Alex Bag

Alex Bag BY Raphael Gygax, Alex Bag. edited by Raphael Gygax, Heike Munder. JRP|Ringier. Hardcover, 230 pages. $55.

The cover of Alex Bag

IN 1995, AS MATTHEW BARNEY became famous for his opulent, surrealist film epic, video artist Alex Bag rose to stardom as a kind of anti-Cremaster, creating no-budget video art with little more than cheap wigs, bedsheet backdrops, appropriated television clips, and stuffed animals. In Untitled Fall ’95, Bag played a student at SVA, reporting on each semester in a satirical video diary, which she punctuated with sketches that featured warring toys, a fake phone-sex commercial, and Björk explaining how a TV works. Now, Bag’s first monograph has finally been published, as her work is absorbed into art-school curricula and newly pirated excerpts are posted online. The book contains stills, photographs, reproductions of her notebook pages, essays by critics, and scripts for the videos. Reading these screenplays shifts the focus from the brilliance of Bag’s performances and her purposefully makeshift art direction to the strength of her writing. Her pitch-perfect use of vernacular speech and mastery of plot and character become clearer, underscoring what’s long been known—she is a comic genius, and one of the art world’s coolest harridans.

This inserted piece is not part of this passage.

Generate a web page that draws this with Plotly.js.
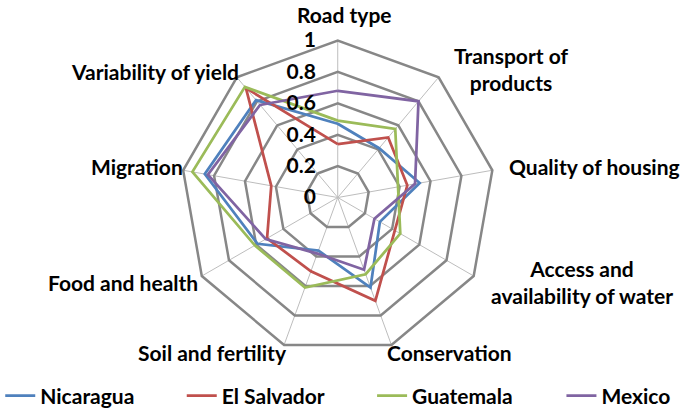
<!DOCTYPE html>
<html>
<head>
<meta charset="utf-8">
<script src="https://cdn.plot.ly/plotly-3.0.1.min.js"></script>
<style>html,body{margin:0;padding:0;background:#fff;}#chart{width:688px;height:417px;}</style>
</head>
<body>
<div id="chart"></div>
<script>
const categories = ["Road type", "Transport of products", "Quality of housing", "Access and availability of water", "Conservation", "Soil and fertility", "Food and health", "Migration", "Variability of yield"];
const nicaragua  = [0.47, 0.41, 0.53, 0.31, 0.61, 0.36, 0.59, 0.86, 0.81];
const elSalvador = [0.34, 0.50, 0.45, 0.42, 0.70, 0.50, 0.52, 0.43, 0.91];
const guatemala  = [0.49, 0.57, 0.39, 0.46, 0.52, 0.61, 0.61, 0.94, 0.92];
const mexico     = [0.68, 0.80, 0.50, 0.27, 0.49, 0.38, 0.53, 0.84, 0.77];
const seriesNames = ["Nicaragua", "El Salvador", "Guatemala", "Mexico"];
const seriesColors = ["#4F81BD", "#C0504D", "#9BBB59", "#8064A2"];

const W = 688, H = 417;
const F = "Lato, 'Open Sans', sans-serif";
const allSeries = [nicaragua, elSalvador, guatemala, mexico];
const legendIds = ["legend", "legend2", "legend3", "legend4"];
const close = a => a.concat([a[0]]);
const traces = allSeries.map((vals, i) => ({
  type: "scatterpolar",
  mode: "lines",
  r: close(vals),
  theta: close(categories),
  name: seriesNames[i],
  legend: legendIds[i],
  line: {color: seriesColors[i], width: 2.75},
  hoverinfo: "skip"
}));

// label placement (pixel centres) for the category labels, wrapped like the reference
const labelPos = [[338, 15], [508, 69], [593, 167], [580, 283], [445, 353], [203, 353], [112, 283], [126, 167], [145, 72]];
const labelWrap = {"Transport of products": "Transport of<br>products", "Access and availability of water": "Access and<br>availability of water"};
const annotations = categories.map((c, i) => ({
  text: labelWrap[c] || c, xref: "paper", yref: "paper",
  x: labelPos[i][0] / W, y: 1 - labelPos[i][1] / H,
  xanchor: "center", yanchor: "middle", showarrow: false, align: "center",
  font: {family: F, size: 21, weight: "bold", color: "#000"}
}));

const legendX = [-13, 172, 366, 559];
const legendFont = {family: F, size: 21, weight: "bold", color: "#000"};
const layout = {
  width: W, height: H,
  margin: {l: 0, r: 0, t: 0, b: 0},
  paper_bgcolor: "#fff",
  showlegend: true,
  annotations: annotations,
  polar: {
    domain: {x: [171 / W, 491 / W], y: [0.1415, 0.9089]},
    gridshape: "linear",
    bgcolor: "#fff",
    radialaxis: {
      range: [0, 1], dtick: 0.2, tick0: 0, angle: 90, side: "counterclockwise",
      tickangle: 90,
      showline: false, gridcolor: "#878787", gridwidth: 2.5,
      ticks: "outside", ticklen: 14, tickcolor: "rgba(0,0,0,0)",
      tickfont: {family: F, size: 21, weight: "bold", color: "#000"}
    },
    angularaxis: {
      type: "category", rotation: 90, direction: "clockwise",
      showline: true, linecolor: "#878787", linewidth: 2.5,
      gridcolor: "#BDBDBD", gridwidth: 1, ticks: "", showticklabels: false
    }
  }
};
legendIds.forEach((id, i) => {
  layout[id] = {orientation: "h", x: legendX[i] / W, y: 1 - 397 / H, xanchor: "left", yanchor: "middle",
                bgcolor: "rgba(0,0,0,0)", itemwidth: 30, font: legendFont};
});
Plotly.newPlot("chart", traces, layout, {staticPlot: true});
</script>
</body>
</html>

Bag’s punk-inflected institutional critique was leveled against novel targets like the sexual politics of art school and the alienated labor of a professionalized art scene, and she depicted these insider subjects with the damning detritus of mass media and advertising culture. In one of Untitled Fall ’95’s interludes, a Ronald McDonald doll’s brutish come-on to a Hello Kitty toy is followed by Ronald proposing a marketing partnership—it’s the perfect introduction to the penultimate installment, about a summer job for a Williamsburg artist. She notes that she’s “never heard of him before, but apparently he’s like an overlord of this pathetic scene out there,” and almost two decades later it’s still funny, even on paper. Bag’s post-Pop, pre-YouTube tour de force has become a prescient cult classic for a new generation.